Normally, relatively large drilling rigs are used for these wells, which utilize a ‘kelly’ table and associated equipment. Rigs of this sort take up an enormous amount of surface area and are typically capable of generating rotary torques of 35,000 foot-pounds (47,460 joules) or more.

FIG. 1A shows a simplified view of a conventional drilling operation 100 using a powerful driver. A derrick 102 (or drilling rig) is configured to rotate a drill string 104 that has a drill bit 106 disposed at a lower end of the drill string 104, typically using a driver unit 110 and associated equipment. The driver unit 110 rotates the string 104 and the drill bit 106 to do drilling or milling work downhole in the wellbore 108

Near the derrick 102, a plurality of tubular members 103a are often stored on a pipe rack(s) 112. The pipe rack 112 is relatively near the ground, and substantially below the rig floor 115. Therefore, tubulars 103, 103a must be transported to the rig floor 115 joint by joint for use in drilling or servicing operations.

Pipe handling systems are utilized to transport the tubular 103 from the pipe rack 112 and present the tubular 103 to rig floor 115 for use by rig floor personnel. Such pipe handling systems are commonly available from rental companies, well servicing or drilling companies, and the like. These systems are typically known as pipe handlers or hydraulic catwalks, which are operated to move the tubular(s) 103 from a horizontal position on the catwalk 113, up an inclined ramp or V-door 114, to the rig floor in the derrick 102 where rig floor personnel can latch on with an elevator and raise the pipe to a vertical position.

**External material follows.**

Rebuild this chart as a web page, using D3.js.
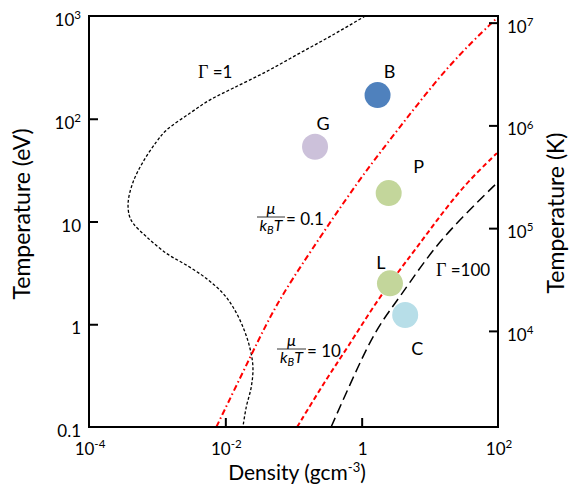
<!DOCTYPE html>
<html>
<head>
<meta charset="utf-8">
<script src="https://cdn.jsdelivr.net/npm/d3@7"></script>
<style>
  html, body { margin: 0; padding: 0; background: #fff; }
  svg { display: block; }
  text { font-family: Lato, "Open Sans", sans-serif; fill: #000; }
</style>
</head>
<body>
<svg id="chart" width="571" height="484"></svg>
<script>
// ---------------- data ----------------
// Axis ticks
const densityTicks = [1e-4, 1e-2, 1, 1e2];
const densityTickBase = ["10", "10", "1", "10"];
const densityTickExp = ["-4", "-2", "", "2"];

const tempEVTicks = [1000, 100, 10, 1, 0.1];
const tempEVTickBase = ["10", "10", "10", "1", "0.1"];
const tempEVTickExp = ["3", "2", "", "", ""];

const tempKTicks = [1e4, 1e5, 1e6, 1e7];
const tempKTickBase = ["10", "10", "10", "10"];
const tempKTickExp = ["4", "5", "6", "7"];

const eVtoK = 11604.5;

// Material points (density g/cm^3, temperature eV)
const pointLabels = ["B", "G", "P", "L", "C"];
const pointDensity = [1.71, 0.207, 2.49, 2.6, 4.35];
const pointTemp = [170, 53.4, 18.9, 2.5, 1.23];
const pointColors = ["#4f81bd", "#ccc1da", "#c3d69b", "#c3d69b", "#b7dee8"];

// Gamma = 1 curve
const gamma1Density = [1.13, 0.375, 0.122, 0.0398, 0.0129, 0.00589, 0.00301, 0.00137, 0.000977, 0.000622,
  0.000445, 0.000376, 0.000389, 0.000445, 0.000698, 0.00137, 0.00269, 0.00527, 0.00923, 0.0129,
  0.0181, 0.0227, 0.0254, 0.0240, 0.0203, 0.0181];
const gamma1Temp = [1000, 653, 433, 287, 198, 152, 113, 77.6, 59.7, 38.1,
  24.4, 15.6, 11.5, 9.58, 7.10, 4.89, 3.76, 2.79, 2.00, 1.48,
  0.944, 0.603, 0.385, 0.245, 0.157, 0.1];

// Gamma = 100 curve
const gamma100Density = [0.356, 0.923, 1.62, 2.83, 4.97, 10.9, 29.9, 96.4];
const gamma100Temp = [0.1, 0.415, 0.877, 1.48, 2.49, 5.27, 11.1, 23.7];

// mu / kBT = 0.1 curve
const mu01Density = [0.00738, 0.0251, 0.0564, 0.171, 0.923, 3.55, 19.1, 96.4];
const mu01Temp = [0.1, 0.535, 1.60, 4.92, 25.9, 81.2, 341, 957];

// mu / kBT = 10 curve
const mu10Density = [0.113, 0.317, 0.589, 1.81, 5.56, 12.2, 31.7, 96.4];
const mu10Temp = [0.1, 0.308, 0.560, 1.85, 4.89, 9.93, 22.6, 46.3];

// ---------------- chart ----------------
const svg = d3.select("#chart");
const L = 89, R = 498, T = 16, B = 427;

const x = d3.scaleLog().domain([1e-4, 1e2]).range([L, R]);
const y = d3.scaleLog().domain([0.1, 1000]).range([B, T]);
const yK = d3.scaleLog().domain([0.1 * eVtoK, 1000 * eVtoK]).range([B, T]);

svg.append("defs").append("clipPath").attr("id", "plotclip")
  .append("rect").attr("x", L).attr("y", T).attr("width", R - L).attr("height", B - T);

const plot = svg.append("g").attr("clip-path", "url(#plotclip)");

function drawCurve(dens, temp, color, width, dash, curve) {
  const line = d3.line().x(d => x(d[0])).y(d => y(d[1])).curve(curve);
  plot.append("path")
    .datum(dens.map((d, i) => [d, temp[i]]))
    .attr("d", line)
    .attr("fill", "none")
    .attr("stroke", color)
    .attr("stroke-width", width)
    .attr("stroke-dasharray", dash);
}
drawCurve(gamma1Density, gamma1Temp, "#000", 1.3, "3,2", d3.curveCatmullRom.alpha(0.5));
drawCurve(gamma100Density, gamma100Temp, "#000", 1.5, "10,5", d3.curveBasis);
drawCurve(mu01Density, mu01Temp, "#ff0000", 2, "6,3,1.5,3", d3.curveBasis);
drawCurve(mu10Density, mu10Temp, "#ff0000", 2, "5,3", d3.curveBasis);

// points
plot.selectAll("circle.pt")
  .data(pointLabels.map((l, i) => ({ l, d: pointDensity[i], t: pointTemp[i], c: pointColors[i] })))
  .join("circle")
  .attr("class", "pt")
  .attr("cx", d => x(d.d))
  .attr("cy", d => y(d.t))
  .attr("r", 13)
  .attr("fill", d => d.c);

// point labels (offsets relative to circle)
const labelOffsets = { B: [12, -17], G: [8, -17], P: [30, -20], L: [-9, -14], C: [12, 40] };
svg.selectAll("text.ptlab")
  .data(pointLabels.map((l, i) => ({ l, d: pointDensity[i], t: pointTemp[i] })))
  .join("text")
  .attr("class", "ptlab")
  .attr("x", d => x(d.d) + labelOffsets[d.l][0])
  .attr("y", d => y(d.t) + labelOffsets[d.l][1])
  .attr("text-anchor", "middle")
  .attr("font-size", 18)
  .text(d => d.l);

// frame
svg.append("rect").attr("x", L).attr("y", T).attr("width", R - L).attr("height", B - T)
  .attr("fill", "none").attr("stroke", "#000").attr("stroke-width", 2);

// axes tick marks (inward)
const tickStyle = g => {
  g.select(".domain").remove();
  g.selectAll(".tick line").attr("stroke", "#000").attr("stroke-width", 2);
  g.selectAll(".tick text").remove();
};
svg.append("g").attr("transform", `translate(${L},0)`)
  .call(d3.axisLeft(y).tickValues([100, 10, 1]).tickSize(-9)).call(tickStyle);
svg.append("g").attr("transform", `translate(0,${B})`)
  .call(d3.axisBottom(x).tickValues([1e-2, 1]).tickSize(-9)).call(tickStyle);
svg.append("g").attr("transform", `translate(${R},0)`)
  .call(d3.axisRight(yK).tickValues(tempKTicks).tickSize(-9)).call(tickStyle);

// tick labels with superscripts
function supLabel(sel, base, exp, size) {
  sel.append("tspan").text(base);
  if (exp) sel.append("tspan").attr("font-size", size * 0.68).attr("dy", -size * 0.4).text(exp);
}
const fs = 17;
tempEVTicks.forEach((v, i) => {
  const t = svg.append("text").attr("x", 81).attr("y", y(v) + 10)
    .attr("text-anchor", "end").attr("font-size", fs);
  supLabel(t, tempEVTickBase[i], tempEVTickExp[i], fs);
});
densityTicks.forEach((v, i) => {
  const t = svg.append("text").attr("x", x(v) + 1).attr("y", 455)
    .attr("text-anchor", "middle").attr("font-size", fs);
  supLabel(t, densityTickBase[i], densityTickExp[i], fs);
});
tempKTicks.forEach((v, i) => {
  const t = svg.append("text").attr("x", 507).attr("y", yK(v) + 10)
    .attr("text-anchor", "start").attr("font-size", fs);
  supLabel(t, tempKTickBase[i], tempKTickExp[i], fs);
});

// axis titles
svg.append("text").attr("transform", "translate(30,214) rotate(-90)")
  .attr("text-anchor", "middle").attr("font-size", 23).text("Temperature (eV)");
svg.append("text").attr("transform", "translate(564,213) rotate(-90)")
  .attr("text-anchor", "middle").attr("font-size", 23).text("Temperature (K)");
const xt = svg.append("text").attr("x", 297).attr("y", 480).attr("text-anchor", "middle").attr("font-size", 21);
xt.append("tspan").text("Density (gcm");
xt.append("tspan").attr("font-size", 13).attr("dy", -8).text("-3");
xt.append("tspan").attr("dy", 8).text(")");

// curve annotations
function gammaLabel(px, py, val) {
  const t = svg.append("text").attr("x", px).attr("y", py).attr("font-size", 17);
  t.append("tspan").attr("font-family", "'Liberation Serif', 'DejaVu Serif', serif").attr("font-size", 18).text("Γ");
  t.append("tspan").text(" =" + val);
}
gammaLabel(198, 78, "1");
gammaLabel(436, 276, "100");

function muLabel(barX0, barX1, barY, val) {
  const cx = (barX0 + barX1) / 2;
  const serif = "'Liberation Serif', 'DejaVu Serif', serif";
  svg.append("line").attr("x1", barX0).attr("x2", barX1).attr("y1", barY).attr("y2", barY)
    .attr("stroke", "#000").attr("stroke-width", 0.8);
  svg.append("text").attr("x", cx).attr("y", barY - 3).attr("text-anchor", "middle")
    .attr("font-family", serif).attr("font-style", "italic").attr("font-size", 16).text("μ");
  const k = svg.append("text").attr("x", cx).attr("y", barY + 14).attr("text-anchor", "middle")
    .attr("font-family", serif).attr("font-style", "italic").attr("font-size", 16);
  k.append("tspan").text("k");
  k.append("tspan").attr("font-size", 11).attr("dy", 3).text("B");
  k.append("tspan").attr("dy", -3).text("T");
  svg.append("text").attr("x", barX1 + 1).attr("y", barY + 8).attr("font-size", 17).text("= " + val);
}
muLabel(257, 285, 217, "0.1");
muLabel(277, 306, 349, "10");
</script>
</body>
</html>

The derrick structures of these large drilling rigs require high capital and operating cost, including significant transport logistics. The rigs may be assembled on site and must be capable of withstanding rotary torques and other loads. As a result of size and strength, the derrick structure of these assembled drilling rigs need not require guy wire torsional or other support of these derrick structures.

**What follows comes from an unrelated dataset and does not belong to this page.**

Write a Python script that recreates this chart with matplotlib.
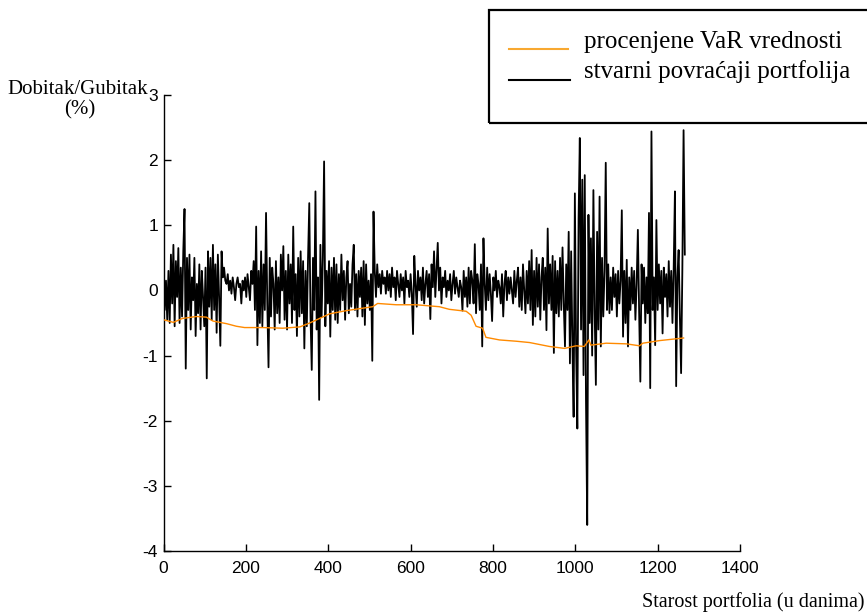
import matplotlib
matplotlib.use('Agg')
import matplotlib.pyplot as plt
from matplotlib.lines import Line2D
import numpy as np

plt.rcParams['axes.unicode_minus'] = False

# stvarni povracaji portfolija, one value every 3 days (day 0, 3, 6, ...)
returns = [
    0.25, -0.3, 0.15, -0.45, 0.3, -0.5, 0.55, -0.2, 0.7, -0.55, 0.45, -0.1, 0.65, -0.5, 0.35, -0.4, 0.6, 1.25, -1.2, 0.5,
    -0.3, 0.55, -0.6, 0.2, -0.15, 0.5, -0.7, 0.1, -0.35, 0.4, -0.6, 0.3, -0.1, -0.55, 0.35, -1.35, 0.6, -0.25, 0.5, -0.45,
    0.7, -0.3, 0.4, -0.65, 0.55, -0.1, -0.85, 0.6, 0.2, 0.35, 0.15, 0.1, 0.25, 0.0, 0.15, -0.05, 0.2, 0.05, -0.15, 0.1,
    0.2, 0.05, 0.1, -0.2, 0.15, 0.0, 0.2, -0.1, 0.25, 0.05, -0.15, 0.3, 0.1, 0.45, -0.3, 0.98, -0.84, 0.3, -0.5, 0.6,
    -0.55, 0.4, -0.3, 1.19, -0.2, -1.18, 0.5, -0.4, 0.35, 0.1, -0.6, 0.45, -0.35, 0.2, -0.5, 0.55, 0.0, 0.68, -0.45, 0.3,
    -0.6, 0.55, -0.2, 0.4, -0.5, 0.98, -0.3, 0.25, -0.7, 0.5, -0.4, 0.6, -0.35, 0.45, -0.89, 0.3, -0.55, 0.5, 1.34, -0.4,
    -1.22, 0.5, -0.3, 1.52, -0.6, 0.2, -1.68, 0.7, -0.4, 0.5, 1.98, -0.55, 0.3, -0.2, 0.45, -0.71, 0.35, -0.3, 0.5, -0.45,
    0.4, -0.5, 0.25, -0.3, 0.55, -0.15, 0.3, -0.45, 0.2, 0.45, -0.35, 0.1, -0.25, 0.4, 0.7, -0.3, 0.25, -0.4, 0.3, -0.1,
    0.35, -0.4, 0.45, -0.53, 0.4, -0.2, 0.15, -0.3, 0.25, -1.08, 1.21, 0.3, -0.1, 0.4, 0.05, 0.25, -0.05, 0.3, 0.1, 0.2,
    -0.05, 0.3, 0.0, 0.25, -0.1, 0.35, 0.05, 0.2, -0.15, 0.3, 0.1, -0.1, 0.25, 0.0, 0.2, -0.2, 0.3, 0.05, 0.15, -0.1,
    0.25, -0.05, -0.67, 0.53, 0.1, -0.25, 0.3, 0.0, 0.2, -0.15, 0.35, -0.2, 0.1, 0.3, -0.1, 0.25, -0.44, 0.4, 0.05, 0.6,
    -0.1, 0.3, 0.73, 0.0, 0.35, -0.2, 0.2, 0.05, 0.3, -0.1, 0.15, 0.0, 0.25, -0.15, 0.1, 0.3, -0.05, 0.2, 0.05, -0.1,
    0.15, 0.05, -0.31, 0.3, -0.1, 0.2, -0.25, 0.35, -0.2, 0.3, 0.15, -0.2, 0.71, -0.35, 0.25, 0.1, -0.3, 0.4, -0.86, 0.8,
    0.1, -0.3, 0.35, -0.15, 0.25, -0.05, -0.47, 0.2, 0.0, 0.3, -0.1, 0.15, 0.05, -0.2, 0.25, -0.4, 0.1, 0.3, -0.15, 0.2,
    -0.05, 0.2, 0.0, -0.2, 0.3, -0.1, 0.15, 0.35, -0.25, 0.2, -0.3, 0.4, 0.0, -0.35, 0.3, -0.2, 0.45, -0.3, 0.62, -0.53,
    0.3, -0.4, 0.5, -0.25, 0.4, -0.45, 0.2, 0.5, -0.3, 0.35, -0.61, 0.95, -0.2, 0.4, -0.3, 0.53, -0.96, 0.45, -0.35, 0.3,
    -0.4, 0.5, -0.3, 0.66, -0.2, -0.86, 0.4, -0.3, 0.9, -1.12, 0.6, -0.8, -1.94, 1.49, -0.9, -2.12, 1.1, 2.34, -0.6, 1.7,
    -1.3, 1.77, -1.68, -3.6, 1.16, -0.5, 0.8, -1.0, 1.54, -0.3, -1.45, 0.9, -0.6, 1.44, -0.86, 0.5, -0.4, 0.3, 1.96, -0.3,
    0.4, -0.35, 0.2, -0.3, 0.35, -0.1, 0.25, -0.4, 0.3, -0.2, 0.15, 1.23, -0.71, 0.3, -0.5, 0.47, -0.86, 0.2, -0.3, 0.35,
    -0.2, 0.3, -0.45, 0.1, 0.93, -0.3, -1.4, 0.4, -0.2, 0.35, -0.5, 0.2, -0.35, 1.19, -1.5, 2.44, -0.3, 0.2, -0.84, 1.08,
    -0.3, 0.4, -0.2, 0.3, -0.66, 0.35, -0.1, 0.25, -0.4, 0.45, -0.25, 0.3, -0.5, 0.35, 1.52, -1.47, 0.2, 0.62, -0.4, -1.27,
    0.3, 2.46, 0.55,
]
days = np.arange(len(returns)) * 3

# procenjene VaR vrednosti (day, value)
var_days = [0, 24, 46, 80, 104, 120, 153, 177, 197, 241, 290, 331, 355, 379, 403, 444, 508, 520,
            565, 613, 670, 694, 735, 747, 759, 775, 783, 816, 857, 889, 937, 974, 1002, 1022,
            1033, 1038, 1075, 1124, 1156, 1164, 1205, 1263]
var_vals = [-0.45, -0.49, -0.43, -0.40, -0.41, -0.47, -0.51, -0.55, -0.57, -0.57, -0.58, -0.56, -0.50,
            -0.43, -0.36, -0.31, -0.25, -0.20, -0.22, -0.22, -0.25, -0.29, -0.32, -0.38, -0.55, -0.58,
            -0.72, -0.76, -0.78, -0.80, -0.86, -0.89, -0.85, -0.86, -0.76, -0.84, -0.81, -0.82, -0.85,
            -0.81, -0.77, -0.73]

xticks = [0, 200, 400, 600, 800, 1000, 1200, 1400]
yticks = [-4, -3, -2, -1, 0, 1, 2, 3]

orange = '#ff8a00'
serif = 'Liberation Serif'

fig = plt.figure(figsize=(8.67, 6.16), dpi=100)
ax = fig.add_axes([0.1886, 0.1055, 0.6649, 0.7403])

ax.plot(days, returns, color='black', lw=1.3, zorder=2)
ax.plot(var_days, var_vals, color=orange, lw=1.0, zorder=3)

ax.set_xlim(0, 1400)
ax.set_ylim(-4, 3)
ax.set_xticks(xticks)
ax.set_yticks(yticks)
ax.tick_params(direction='in', length=5, width=1, labelsize=12.5, pad=7)
ax.tick_params(axis='y', pad=4)
for lab in ax.get_xticklabels() + ax.get_yticklabels():
    lab.set_family('Liberation Sans')
ax.spines['top'].set_visible(False)
ax.spines['right'].set_visible(False)
ax.spines['left'].set_linewidth(1)
ax.spines['bottom'].set_linewidth(1)

# axis labels placed like the original
fig.text(78 / 867, 1 - 94 / 616, 'Dobitak/Gubitak', family=serif, fontsize=15, ha='center', va='baseline')
fig.text(80 / 867, 1 - 114 / 616, '(%)', family=serif, fontsize=15, ha='center', va='baseline')
fig.text(865 / 867, 1 - 607 / 616, 'Starost portfolia (u danima)', family=serif, fontsize=14.5,
         ha='right', va='baseline')

# legend box, cut off at the right edge
box = plt.Rectangle((489 / 867, 1 - 123 / 616), 0.5, 113 / 616, transform=fig.transFigure,
                    fill=False, edgecolor='black', lw=1.6)
fig.add_artist(box)
fig.add_artist(Line2D([509 / 867, 568 / 867], [1 - 49 / 616, 1 - 49 / 616],
                      transform=fig.transFigure, color='#f8a830', lw=1.5))
fig.add_artist(Line2D([509 / 867, 570 / 867], [1 - 80 / 616, 1 - 80 / 616],
                      transform=fig.transFigure, color='black', lw=1.5))
fig.text(584 / 867, 1 - 48 / 616, 'procenjene VaR vrednosti', family=serif, fontsize=18, va='baseline')
fig.text(584 / 867, 1 - 78 / 616, 'stvarni povraćaji portfolija', family=serif, fontsize=18, va='baseline')

plt.savefig('out.png', dpi=100)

For operations of less demand, and that do not require larger torques, a reduced-size and portable workover rig may be used. FIG. 1B shows a simplified view of a conventional drilling operation 100a that utilizes a workover rig 121.

The rig 121 may have mast 102a suitable for erecting onsite, thus avoiding the need for a large derrick that requires complete assembly. The mast 102a may have a first portion 101a and a second portion 102b that telescope together for easy transport.

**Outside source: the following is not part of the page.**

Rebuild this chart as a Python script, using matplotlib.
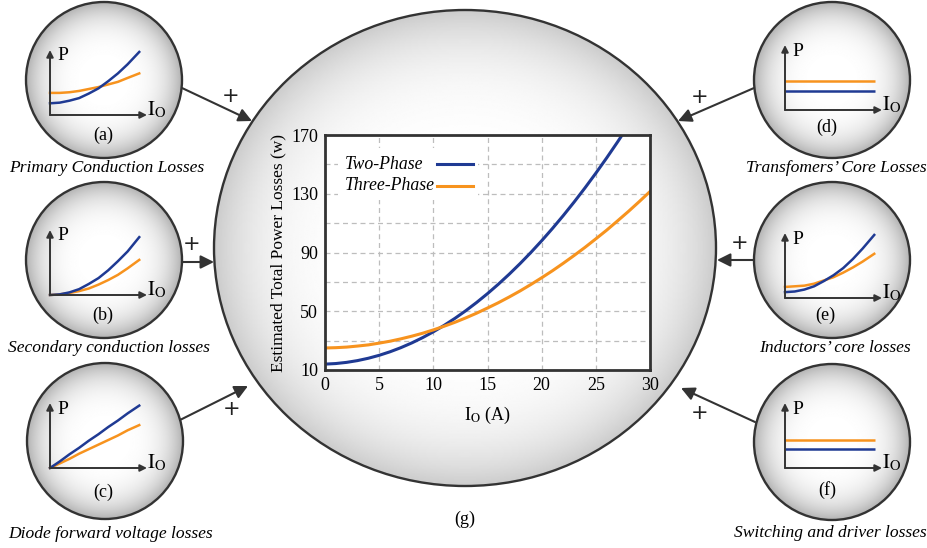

The rig 121 is positioned, and the mast 102a is raised proximate the well/wellhead 122. Rotation is typically accomplished using driver, namely, a power swivel 110, thus eliminating the need for the kelly and associated equipment. To manage torque, torque reaction cables are used to mitigate torque loads generated by the power swivel, which is typically supported on a book or travelling block 116. Resultant torque from operation is reacted through an arm of the power swivel 110 coupled with a wire line or torque cable that is tensioned on the rig between top or crown and bottom or rig floor. In this manner, the power swivel 110 can apply torque to a tubular (e.g., 103, FIG. 1A) while moving up or down the rig 102a with the pipestring.

Torques generated by the power swivel 110 are known to be limited, given the limited size of the rig 102a For example, a torque limit of 2500 ft-lbs (3390 joules) is typical. Even with these torque limitations, there are unwanted safety risks, hardware damage risks, or other problems. To accommodate torque management, the power swivel 110 is configured with a torque arm bail pin, as well as a telescoping bar and tube. The end of the bar has historically been coupled with a torque reaction cable, such as via a shackle or hoop (with the cable passing therethrough.

The drawbacks of this configuration are numerous. For example, after continuous use the sliding friction between the shackle and (wire) cable can suffer integral damage, thus causing them to break, resulting in chance of injury to personnel and/or damage to equipment. Moreover, when torque is applied on the shackle, this results in sliding friction against the cable, which then increases stresses resulting in eventual cable failure/breaking. On top of rig floor, the shackle bolt needs to be removed to put over the wire. This results in a safety hazard if the bolt or shackle or tools are dropped on personnel below.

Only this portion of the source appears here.